Data lines =>
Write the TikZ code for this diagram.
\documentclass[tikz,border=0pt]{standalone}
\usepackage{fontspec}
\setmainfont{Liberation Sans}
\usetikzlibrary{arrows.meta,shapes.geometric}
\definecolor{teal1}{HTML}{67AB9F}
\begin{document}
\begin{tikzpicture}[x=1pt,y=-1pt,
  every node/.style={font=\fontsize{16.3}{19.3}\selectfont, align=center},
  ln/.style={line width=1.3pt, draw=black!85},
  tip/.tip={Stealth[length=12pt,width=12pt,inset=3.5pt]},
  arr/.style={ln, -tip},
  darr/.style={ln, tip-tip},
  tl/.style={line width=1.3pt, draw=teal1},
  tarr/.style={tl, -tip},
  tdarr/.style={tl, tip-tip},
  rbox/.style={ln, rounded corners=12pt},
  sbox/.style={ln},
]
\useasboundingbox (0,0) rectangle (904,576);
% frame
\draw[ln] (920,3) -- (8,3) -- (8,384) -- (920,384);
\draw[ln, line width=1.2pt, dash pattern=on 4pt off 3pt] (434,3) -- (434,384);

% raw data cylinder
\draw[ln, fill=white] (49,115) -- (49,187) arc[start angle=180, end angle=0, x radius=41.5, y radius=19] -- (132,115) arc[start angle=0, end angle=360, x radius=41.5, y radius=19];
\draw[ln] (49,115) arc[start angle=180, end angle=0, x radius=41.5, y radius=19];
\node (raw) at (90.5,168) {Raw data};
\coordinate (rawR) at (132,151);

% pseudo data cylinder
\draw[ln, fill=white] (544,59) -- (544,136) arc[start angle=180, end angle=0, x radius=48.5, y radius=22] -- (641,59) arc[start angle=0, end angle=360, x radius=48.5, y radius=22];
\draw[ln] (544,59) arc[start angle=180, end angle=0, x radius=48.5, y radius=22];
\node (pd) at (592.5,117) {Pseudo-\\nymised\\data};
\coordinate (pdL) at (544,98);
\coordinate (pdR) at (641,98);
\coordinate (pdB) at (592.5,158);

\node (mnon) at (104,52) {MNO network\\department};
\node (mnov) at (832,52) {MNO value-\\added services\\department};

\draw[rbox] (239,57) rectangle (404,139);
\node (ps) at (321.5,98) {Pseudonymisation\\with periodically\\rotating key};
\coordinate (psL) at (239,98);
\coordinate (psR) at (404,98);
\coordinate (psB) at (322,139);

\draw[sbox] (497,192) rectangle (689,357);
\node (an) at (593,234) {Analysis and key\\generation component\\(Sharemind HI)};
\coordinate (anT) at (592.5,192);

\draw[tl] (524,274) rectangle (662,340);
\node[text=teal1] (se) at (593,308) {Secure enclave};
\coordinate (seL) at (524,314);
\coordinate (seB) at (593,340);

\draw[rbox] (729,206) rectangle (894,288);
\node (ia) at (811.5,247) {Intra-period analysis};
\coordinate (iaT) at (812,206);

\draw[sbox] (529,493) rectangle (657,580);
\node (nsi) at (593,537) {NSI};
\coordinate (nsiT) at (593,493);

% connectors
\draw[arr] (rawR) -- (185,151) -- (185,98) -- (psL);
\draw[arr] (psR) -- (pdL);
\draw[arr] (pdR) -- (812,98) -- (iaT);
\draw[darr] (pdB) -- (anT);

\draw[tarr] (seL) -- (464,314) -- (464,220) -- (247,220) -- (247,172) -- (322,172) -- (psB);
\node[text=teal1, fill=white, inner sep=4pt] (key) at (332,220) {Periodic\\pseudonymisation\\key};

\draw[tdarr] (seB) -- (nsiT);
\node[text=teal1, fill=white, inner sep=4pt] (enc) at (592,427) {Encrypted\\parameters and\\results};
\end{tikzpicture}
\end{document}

Aim =>
What are the exact lines from the beginning of the material through the line containing "(pdB) at (592.5,158);"? Write out those lines alone.

Task response =>
Write the TikZ code for this diagram.
\documentclass[tikz,border=0pt]{standalone}
\usepackage{fontspec}
\setmainfont{Liberation Sans}
\usetikzlibrary{arrows.meta,shapes.geometric}
\definecolor{teal1}{HTML}{67AB9F}
\begin{document}
\begin{tikzpicture}[x=1pt,y=-1pt,
  every node/.style={font=\fontsize{16.3}{19.3}\selectfont, align=center},
  ln/.style={line width=1.3pt, draw=black!85},
  tip/.tip={Stealth[length=12pt,width=12pt,inset=3.5pt]},
  arr/.style={ln, -tip},
  darr/.style={ln, tip-tip},
  tl/.style={line width=1.3pt, draw=teal1},
  tarr/.style={tl, -tip},
  tdarr/.style={tl, tip-tip},
  rbox/.style={ln, rounded corners=12pt},
  sbox/.style={ln},
]
\useasboundingbox (0,0) rectangle (904,576);
% frame
\draw[ln] (920,3) -- (8,3) -- (8,384) -- (920,384);
\draw[ln, line width=1.2pt, dash pattern=on 4pt off 3pt] (434,3) -- (434,384);

% raw data cylinder
\draw[ln, fill=white] (49,115) -- (49,187) arc[start angle=180, end angle=0, x radius=41.5, y radius=19] -- (132,115) arc[start angle=0, end angle=360, x radius=41.5, y radius=19];
\draw[ln] (49,115) arc[start angle=180, end angle=0, x radius=41.5, y radius=19];
\node (raw) at (90.5,168) {Raw data};
\coordinate (rawR) at (132,151);

% pseudo data cylinder
\draw[ln, fill=white] (544,59) -- (544,136) arc[start angle=180, end angle=0, x radius=48.5, y radius=22] -- (641,59) arc[start angle=0, end angle=360, x radius=48.5, y radius=22];
\draw[ln] (544,59) arc[start angle=180, end angle=0, x radius=48.5, y radius=22];
\node (pd) at (592.5,117) {Pseudo-\\nymised\\data};
\coordinate (pdL) at (544,98);
\coordinate (pdR) at (641,98);
\coordinate (pdB) at (592.5,158);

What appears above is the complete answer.